## Data listing

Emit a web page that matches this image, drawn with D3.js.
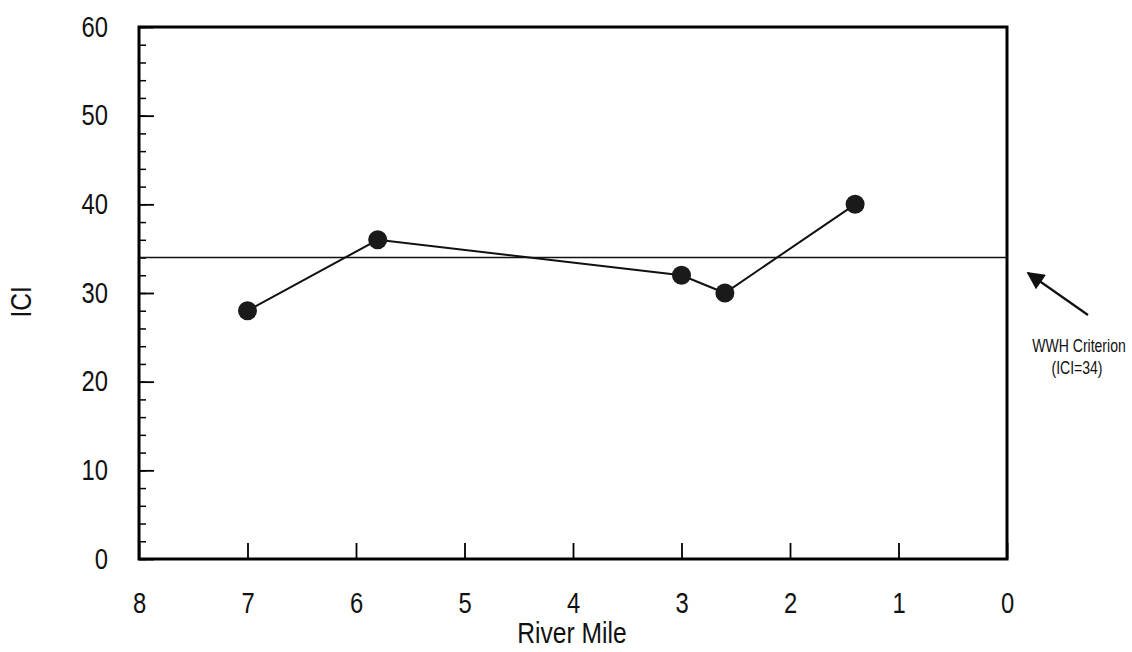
<!DOCTYPE html>
<html lang="en">
<head>
<meta charset="UTF-8">
<title>ICI vs River Mile</title>
<style>
  body { margin: 0; background: #fff; }
  text { font-family: "Liberation Sans", Arial, sans-serif; fill: #111; }
</style>
</head>
<body>
<div id="graph"></div>
<script src="https://cdn.jsdelivr.net/npm/d3@7"></script>
<script>
// data
var riverMile = [7.0, 5.8, 3.0, 2.6, 1.4];
var iciValue = [28, 36, 32, 30, 40];
var xTicks = [8, 7, 6, 5, 4, 3, 2, 1, 0];
var yTicks = [0, 10, 20, 30, 40, 50, 60];
var criterion = 34;
var criterionLabel = ["WWH Criterion", "(ICI=34)"];

var width = 1132, height = 652;
var plotL = 139, plotR = 1007, plotT = 27, plotB = 559;

var svg = d3.select("#graph").append("svg")
    .attr("width", width).attr("height", height);

var x = d3.scaleLinear().domain([8, 0]).range([plotL, plotR]);
var y = d3.scaleLinear().domain([0, 60]).range([plotB, plotT]);

// minor y ticks (every 2)
svg.append("g")
    .attr("transform", "translate(" + plotL + ",0)")
    .call(d3.axisLeft(y).tickValues(d3.range(0, 61, 2)).tickSize(-7).tickFormat(""))
    .call(function (g) { g.select(".domain").remove(); })
    .selectAll("line").attr("stroke-width", 1.5);

// major y ticks + labels
svg.append("g")
    .attr("transform", "translate(" + plotL + ",0)")
    .call(d3.axisLeft(y).tickValues(yTicks).tickSize(-15).tickPadding(31))
    .call(function (g) { g.select(".domain").remove(); })
    .call(function (g) {
        g.selectAll("line").attr("stroke-width", 1.8);
        g.selectAll("text").attr("font-size", 29).attr("font-family", null);
    });

// x ticks + labels
svg.append("g")
    .attr("transform", "translate(0," + plotB + ")")
    .call(d3.axisBottom(x).tickValues(xTicks).tickSize(-16).tickPadding(33))
    .call(function (g) { g.select(".domain").remove(); })
    .call(function (g) {
        g.selectAll("line").attr("stroke-width", 1.8);
        g.selectAll("text").attr("font-size", 29).attr("font-family", null);
    });

// frame
svg.append("rect")
    .attr("x", plotL).attr("y", plotT)
    .attr("width", plotR - plotL).attr("height", plotB - plotT)
    .attr("fill", "none").attr("stroke", "#000").attr("stroke-width", 3);

// criterion line
svg.append("line")
    .attr("x1", plotL).attr("x2", plotR)
    .attr("y1", y(criterion)).attr("y2", y(criterion))
    .attr("stroke", "#111").attr("stroke-width", 1.6);

// series
var pts = riverMile.map(function (d, i) { return [d, iciValue[i]]; });
svg.append("path")
    .datum(pts)
    .attr("fill", "none").attr("stroke", "#111").attr("stroke-width", 2)
    .attr("d", d3.line().x(function (d) { return x(d[0]); }).y(function (d) { return y(d[1]); }));

svg.selectAll("circle.pt").data(pts).enter().append("circle")
    .attr("class", "pt")
    .attr("cx", function (d) { return x(d[0]); })
    .attr("cy", function (d) { return y(d[1]); })
    .attr("r", 9.5)
    .attr("fill", "#1a1a1a");

// axis titles
svg.append("text")
    .attr("x", 572).attr("y", 643)
    .attr("text-anchor", "middle")
    .attr("font-size", 30)
    .text("River Mile");

svg.append("text")
    .attr("transform", "translate(31," + y(29) + ") rotate(-90)")
    .attr("text-anchor", "middle")
    .attr("font-size", 30)
    .text("ICI");

// the original lettering is a condensed face: squeeze the labels horizontally
svg.selectAll("text").each(function () {
    var w = this.getComputedTextLength();
    d3.select(this).attr("textLength", w * 0.82).attr("lengthAdjust", "spacingAndGlyphs");
});

// annotation arrow
svg.append("defs").append("marker")
    .attr("id", "head")
    .attr("viewBox", "0 0 10 10")
    .attr("refX", 9).attr("refY", 5)
    .attr("markerWidth", 10).attr("markerHeight", 8)
    .attr("markerUnits", "strokeWidth")
    .attr("orient", "auto")
    .append("path").attr("d", "M0,0L10,5L0,10z").attr("fill", "#111");

svg.append("line")
    .attr("x1", 1088).attr("y1", 315)
    .attr("x2", 1028).attr("y2", 273)
    .attr("stroke", "#111").attr("stroke-width", 2.2)
    .attr("marker-end", "url(#head)");

svg.append("g").selectAll("text").data(criterionLabel).enter().append("text")
    .attr("transform", function (d, i) {
        return "translate(" + (i === 0 ? 1079 : 1077) + "," + (352 + i * 22) + ") scale(0.78,1)";
    })
    .attr("text-anchor", "middle")
    .attr("font-size", 18)
    .text(function (d) { return d; });
</script>
</body>
</html>
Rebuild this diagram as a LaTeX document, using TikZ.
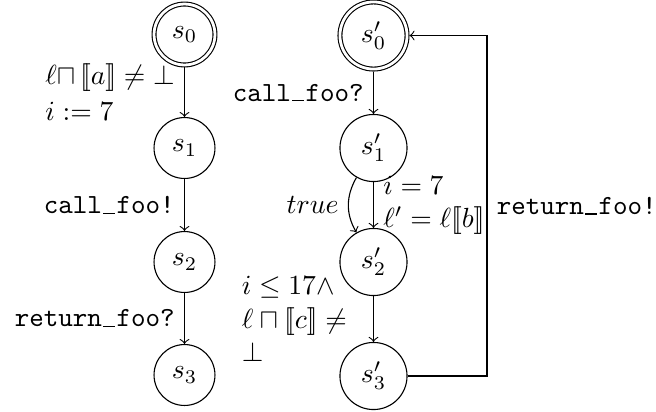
\documentclass[tikz,border=0pt]{standalone}
\newcommand\usc{\makebox[.525em][c]{\rule[-0.1pt]{.42em}{.45pt}}}
\begin{document}
\begin{tikzpicture}[x=0.3611pt,y=-0.3611pt,
  state/.style={circle,draw,minimum size=22pt,inner sep=3.8pt},
  initstate/.style={state,double,double distance=1pt,outer sep=0.9pt},
  tr/.style={->}]
\useasboundingbox (0,0) rectangle (656,411);
\node[initstate] (s0) at (184.5,34.5) {$s_0$};
\node[state] (s1) at (184.5,148) {$s_1$};
\node[state] (s2) at (184.5,262) {$s_2$};
\node[state] (s3) at (184.5,375) {$s_3$};
\node[initstate] (t0) at (373.5,35.5) {$s'_0$};
\node[state] (t1) at (373.5,148) {$s'_1$};
\node[state] (t2) at (373.5,262) {$s'_2$};
\node[state] (t3) at (373.5,376) {$s'_3$};
\coordinate (rx) at (487,0);

\draw[tr] (s0) -- node[midway,left,align=left] (l0) {$\ell{\sqcap}\,[\![a]\!]\neq\bot$\\[1.2pt]$i:=7$} (s1);
\draw[tr] (s1) -- node[midway,left] (l1) {\texttt{call\usc foo!}} (s2);
\draw[tr] (s2) -- node[midway,left] (l2) {\texttt{return\usc foo?}} (s3);

\draw[tr] (t0) -- node[midway,left] (m0) {\texttt{call\usc foo?}} (t1);
\draw[tr] (t1) to[bend right=30] node[midway,left] (m1) {$true$} (t2);
\draw[tr] (t1) -- node[midway,right,align=left] (m2) {$i=7$\\$\ell'=\ell[\![b]\!]$} (t2);
\draw[tr] (t2) -- node[midway,left,text width=44pt,align=left] (m3) {$i\leq 17\wedge$\\$\ell\sqcap[\![c]\!]\neq$\\$\bot$} (t3);
\draw[tr] (t3.east) -- (t3.east -| rx) -- node[midway,right] (m4) {\texttt{return\usc foo!}} (t0.east -| rx) -- (t0.east);
\end{tikzpicture}
\end{document}
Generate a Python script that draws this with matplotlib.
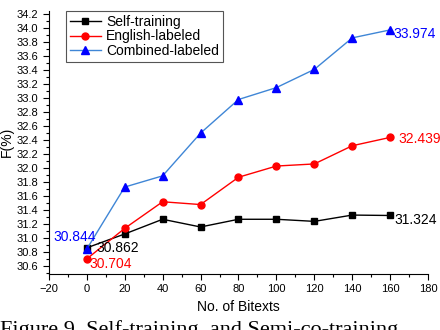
import numpy as np
import matplotlib
matplotlib.use("Agg")
import matplotlib.pyplot as plt
from matplotlib.ticker import MultipleLocator

# ── data ────────────────────────────────────────────────────────────────────
bitexts       = [0, 20, 40, 60, 80, 100, 120, 140, 160]
self_training = [30.862, 31.06, 31.27, 31.16, 31.27, 31.27, 31.24, 31.33, 31.324]
english_lab   = [30.704, 31.14, 31.52, 31.48, 31.87, 32.03, 32.06, 32.32, 32.439]
combined_lab  = [30.844, 31.73, 31.89, 32.50, 32.98, 33.15, 33.41, 33.86, 33.974]

plt.rcParams["font.family"] = ["Liberation Sans", "DejaVu Sans"]

fig = plt.figure(figsize=(4.4, 3.3), dpi=100)
ax = fig.add_axes([0.111, 0.170, 0.862, 0.798])

ax.plot(bitexts, self_training, "-s", color="black", lw=1.0, ms=4.5,
        label="Self-training")
ax.plot(bitexts, english_lab, "-o", color="red", mfc="red", mec="red",
        lw=1.0, ms=5, label="English-labeled")
ax.plot(bitexts, combined_lab, "-^", color="#3f86d6", mfc="#0000ff",
        mec="#0000ff", lw=1.0, ms=5.5, label="Combined-labeled")

# ── end-point labels ─────────────────────────────────────────────────────────
ann = dict(textcoords="offset pixels", fontsize=10, va="center")
ax.annotate(f"{combined_lab[0]:.3f}", (bitexts[0], combined_lab[0]),
            xytext=(9, 12), ha="right", color="#0000ff", **ann)
ax.annotate(f"{self_training[0]:.3f}", (bitexts[0], self_training[0]),
            xytext=(10, 0), ha="left", color="black", **ann)
ax.annotate(f"{english_lab[0]:.3f}", (bitexts[0], english_lab[0]),
            xytext=(3, -5), ha="left", color="red", **ann)
ax.annotate(f"{self_training[-1]:.3f}", (bitexts[-1], self_training[-1]),
            xytext=(4, -5), ha="left", color="black", **ann)
ax.annotate(f"{english_lab[-1]:.3f}", (bitexts[-1], english_lab[-1]),
            xytext=(8, -2), ha="left", color="red", **ann)
ax.annotate(f"{combined_lab[-1]:.3f}", (bitexts[-1], combined_lab[-1]),
            xytext=(3, -4), ha="left", color="#0000ff", **ann)

# ── axes styling ─────────────────────────────────────────────────────────────
ax.set_xlim(-20, 180)
ax.set_ylim(30.49, 34.25)
ax.xaxis.set_major_locator(MultipleLocator(20))
ax.xaxis.set_minor_locator(MultipleLocator(10))
ax.yaxis.set_major_locator(MultipleLocator(0.2))
ax.yaxis.set_minor_locator(MultipleLocator(0.1))
ax.yaxis.set_major_formatter(matplotlib.ticker.FormatStrFormatter("%.1f"))
ax.tick_params(which="major", direction="out", length=4, width=0.8, labelsize=8)
ax.tick_params(which="minor", direction="out", length=2, width=0.8)
for s in ("top", "right"):
    ax.spines[s].set_visible(False)

ax.set_xlabel("No. of Bitexts", fontsize=10, labelpad=4)
ax.set_ylabel("F(%)", fontsize=10, labelpad=2)

leg = ax.legend(loc="upper left", bbox_to_anchor=(0.045, 1.0), borderaxespad=0,
                fontsize=10, handlelength=2.2, handletextpad=0.4,
                labelspacing=0.05, borderpad=0.3, fancybox=False,
                framealpha=1)
leg.get_frame().set_edgecolor("#555555")
leg.get_frame().set_linewidth(0.8)

# caption, cut off by the bottom edge as in the source
fig.text(0.0, 1 - 320 / 330, "Figure 9. Self-training  and Semi-co-training",
         fontsize=16, family=["Liberation Serif", "DejaVu Serif"],
         ha="left", va="top")

fig.savefig("out.png", dpi=100)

## Exercise
Reproduce only the lines of the records from the start up to and including the line that holds "var plotL = 139, plotR"; do not carry over any picture.

## Full response
Emit a web page that matches this image, drawn with D3.js.
<!DOCTYPE html>
<html lang="en">
<head>
<meta charset="UTF-8">
<title>ICI vs River Mile</title>
<style>
  body { margin: 0; background: #fff; }
  text { font-family: "Liberation Sans", Arial, sans-serif; fill: #111; }
</style>
</head>
<body>
<div id="graph"></div>
<script src="https://cdn.jsdelivr.net/npm/d3@7"></script>
<script>
// data
var riverMile = [7.0, 5.8, 3.0, 2.6, 1.4];
var iciValue = [28, 36, 32, 30, 40];
var xTicks = [8, 7, 6, 5, 4, 3, 2, 1, 0];
var yTicks = [0, 10, 20, 30, 40, 50, 60];
var criterion = 34;
var criterionLabel = ["WWH Criterion", "(ICI=34)"];

var width = 1132, height = 652;
var plotL = 139, plotR = 1007, plotT = 27, plotB = 559;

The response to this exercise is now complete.